■ EXERCISE:
Write out the material exactly, without any of its pictures.

■ INFORMATION PROVIDED:
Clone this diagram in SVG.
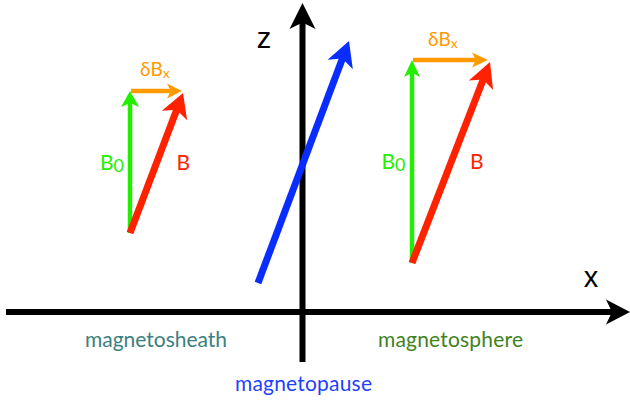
<svg xmlns="http://www.w3.org/2000/svg" xmlns:xlink="http://www.w3.org/1999/xlink" width="630" height="401" viewBox="0 0 630 401">
<style>
.lbl{font-family:Lato,"Gill Sans","Noto Sans",sans-serif}
.ax{font-family:"Liberation Sans",Arial,sans-serif;font-size:29px;fill:#000}
.blk{stroke:#000;fill:none}
.grn{stroke:#22ee00;fill:none;stroke-width:4.5}
.org{stroke:#ff9900;fill:none;stroke-width:4.5}
.red{stroke:#ff2200;fill:none;stroke-width:7}
.blu{stroke:#0a2dff;fill:none;stroke-width:7}
</style>
<defs>
<path id="ah" d="M0,0 L-1,-0.5 L-0.75,0 L-1,0.5 Z"/>
</defs>
<rect width="630" height="401" fill="#fff"/>
<g id="connectors">
  <g id="x-axis">
    <line class="blk" x1="6" y1="312" x2="612" y2="312" stroke-width="6"/>
    <use xlink:href="#ah" fill="#000" transform="translate(630,312) scale(24,25)"/>
  </g>
  <g id="z-axis">
    <line class="blk" x1="302.5" y1="362" x2="302.5" y2="22" stroke-width="6"/>
    <use xlink:href="#ah" fill="#000" transform="translate(302.5,3) rotate(-90) scale(26,26)"/>
  </g>
  <g id="magnetopause-vector">
    <line class="blu" x1="258" y1="283" x2="342.8" y2="57.4"/>
    <use xlink:href="#ah" fill="#0a2dff" transform="translate(349,41) rotate(-69.4) scale(25,27)"/>
  </g>
  <g id="left-B0">
    <line class="grn" x1="130" y1="233" x2="130" y2="103"/>
    <use xlink:href="#ah" fill="#22ee00" transform="translate(130,91) rotate(-90) scale(16,18)"/>
  </g>
  <g id="left-dBx">
    <line class="org" x1="131" y1="91" x2="171" y2="91"/>
    <use xlink:href="#ah" fill="#ff9900" transform="translate(182,91) scale(15,15)"/>
  </g>
  <g id="left-B">
    <line class="red" x1="130" y1="233" x2="177.1" y2="108.7"/>
    <use xlink:href="#ah" fill="#ff2200" transform="translate(183,93) rotate(-69.3) scale(24,27)"/>
  </g>
  <g id="right-B0">
    <line class="grn" x1="412" y1="263" x2="412" y2="73"/>
    <use xlink:href="#ah" fill="#22ee00" transform="translate(412,60) rotate(-90) scale(17,16)"/>
  </g>
  <g id="right-dBx">
    <line class="org" x1="413" y1="60" x2="476" y2="60"/>
    <use xlink:href="#ah" fill="#ff9900" transform="translate(488,60) scale(16,15)"/>
  </g>
  <g id="right-B">
    <line class="red" x1="412" y1="263" x2="483.7" y2="78.3"/>
    <use xlink:href="#ah" fill="#ff2200" transform="translate(490,62) rotate(-68.8) scale(25,26)"/>
  </g>
</g>
<g id="labels">
  <g id="label-x"><text class="ax" x="591" y="287" text-anchor="middle">x</text></g>
  <g id="label-z"><text class="ax" x="264" y="48" text-anchor="middle">z</text></g>
  <g id="label-left-dBx"><text class="lbl" x="140" y="76" font-size="19" fill="#ff9900">δB<tspan font-size="14" dy="2">x</tspan></text></g>
  <g id="label-left-B0"><text class="lbl" x="100" y="170" font-size="21" fill="#22ee00">B<tspan font-size="18" dy="2">0</tspan></text></g>
  <g id="label-left-B"><text class="lbl" x="176.5" y="170" font-size="21" fill="#ff2200">B</text></g>
  <g id="label-right-dBx"><text class="lbl" x="428" y="46" font-size="19" fill="#ff9900">δB<tspan font-size="14" dy="2">x</tspan></text></g>
  <g id="label-right-B0"><text class="lbl" x="381.5" y="169" font-size="21" fill="#22ee00">B<tspan font-size="18" dy="2">0</tspan></text></g>
  <g id="label-right-B"><text class="lbl" x="470" y="169" font-size="21" fill="#ff2200">B</text></g>
  <g id="label-magnetosheath"><text class="lbl" x="85" y="347" font-size="21" fill="#3a8080" textLength="142" lengthAdjust="spacing">magnetosheath</text></g>
  <g id="label-magnetosphere"><text class="lbl" x="378" y="347" font-size="21" fill="#3f8222" textLength="145" lengthAdjust="spacing">magnetosphere</text></g>
  <g id="label-magnetopause"><text class="lbl" x="235" y="391" font-size="21" fill="#1f3fff" textLength="137" lengthAdjust="spacing">magnetopause</text></g>
</g>
</svg>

■ WRITTEN ANSWER:
Clone this diagram in SVG.
<svg xmlns="http://www.w3.org/2000/svg" xmlns:xlink="http://www.w3.org/1999/xlink" width="630" height="401" viewBox="0 0 630 401">
<style>
.lbl{font-family:Lato,"Gill Sans","Noto Sans",sans-serif}
.ax{font-family:"Liberation Sans",Arial,sans-serif;font-size:29px;fill:#000}
.blk{stroke:#000;fill:none}
.grn{stroke:#22ee00;fill:none;stroke-width:4.5}
.org{stroke:#ff9900;fill:none;stroke-width:4.5}
.red{stroke:#ff2200;fill:none;stroke-width:7}
.blu{stroke:#0a2dff;fill:none;stroke-width:7}
</style>
<defs>
<path id="ah" d="M0,0 L-1,-0.5 L-0.75,0 L-1,0.5 Z"/>
</defs>
<rect width="630" height="401" fill="#fff"/>
<g id="connectors">
  <g id="x-axis">
    <line class="blk" x1="6" y1="312" x2="612" y2="312" stroke-width="6"/>
    <use xlink:href="#ah" fill="#000" transform="translate(630,312) scale(24,25)"/>
  </g>
  <g id="z-axis">
    <line class="blk" x1="302.5" y1="362" x2="302.5" y2="22" stroke-width="6"/>
    <use xlink:href="#ah" fill="#000" transform="translate(302.5,3) rotate(-90) scale(26,26)"/>
  </g>
  <g id="magnetopause-vector">
    <line class="blu" x1="258" y1="283" x2="342.8" y2="57.4"/>
    <use xlink:href="#ah" fill="#0a2dff" transform="translate(349,41) rotate(-69.4) scale(25,27)"/>
  </g>
  <g id="left-B0">
    <line class="grn" x1="130" y1="233" x2="130" y2="103"/>
    <use xlink:href="#ah" fill="#22ee00" transform="translate(130,91) rotate(-90) scale(16,18)"/>
  </g>
  <g id="left-dBx">
    <line class="org" x1="131" y1="91" x2="171" y2="91"/>
    <use xlink:href="#ah" fill="#ff9900" transform="translate(182,91) scale(15,15)"/>
  </g>
  <g id="left-B">
    <line class="red" x1="130" y1="233" x2="177.1" y2="108.7"/>
    <use xlink:href="#ah" fill="#ff2200" transform="translate(183,93) rotate(-69.3) scale(24,27)"/>
  </g>
  <g id="right-B0">
    <line class="grn" x1="412" y1="263" x2="412" y2="73"/>
    <use xlink:href="#ah" fill="#22ee00" transform="translate(412,60) rotate(-90) scale(17,16)"/>
  </g>
  <g id="right-dBx">
    <line class="org" x1="413" y1="60" x2="476" y2="60"/>
    <use xlink:href="#ah" fill="#ff9900" transform="translate(488,60) scale(16,15)"/>
  </g>
  <g id="right-B">
    <line class="red" x1="412" y1="263" x2="483.7" y2="78.3"/>
    <use xlink:href="#ah" fill="#ff2200" transform="translate(490,62) rotate(-68.8) scale(25,26)"/>
  </g>
</g>
<g id="labels">
  <g id="label-x"><text class="ax" x="591" y="287" text-anchor="middle">x</text></g>
  <g id="label-z"><text class="ax" x="264" y="48" text-anchor="middle">z</text></g>
  <g id="label-left-dBx"><text class="lbl" x="140" y="76" font-size="19" fill="#ff9900">δB<tspan font-size="14" dy="2">x</tspan></text></g>
  <g id="label-left-B0"><text class="lbl" x="100" y="170" font-size="21" fill="#22ee00">B<tspan font-size="18" dy="2">0</tspan></text></g>
  <g id="label-left-B"><text class="lbl" x="176.5" y="170" font-size="21" fill="#ff2200">B</text></g>
  <g id="label-right-dBx"><text class="lbl" x="428" y="46" font-size="19" fill="#ff9900">δB<tspan font-size="14" dy="2">x</tspan></text></g>
  <g id="label-right-B0"><text class="lbl" x="381.5" y="169" font-size="21" fill="#22ee00">B<tspan font-size="18" dy="2">0</tspan></text></g>
  <g id="label-right-B"><text class="lbl" x="470" y="169" font-size="21" fill="#ff2200">B</text></g>
  <g id="label-magnetosheath"><text class="lbl" x="85" y="347" font-size="21" fill="#3a8080" textLength="142" lengthAdjust="spacing">magnetosheath</text></g>
  <g id="label-magnetosphere"><text class="lbl" x="378" y="347" font-size="21" fill="#3f8222" textLength="145" lengthAdjust="spacing">magnetosphere</text></g>
  <g id="label-magnetopause"><text class="lbl" x="235" y="391" font-size="21" fill="#1f3fff" textLength="137" lengthAdjust="spacing">magnetopause</text></g>
</g>
</svg>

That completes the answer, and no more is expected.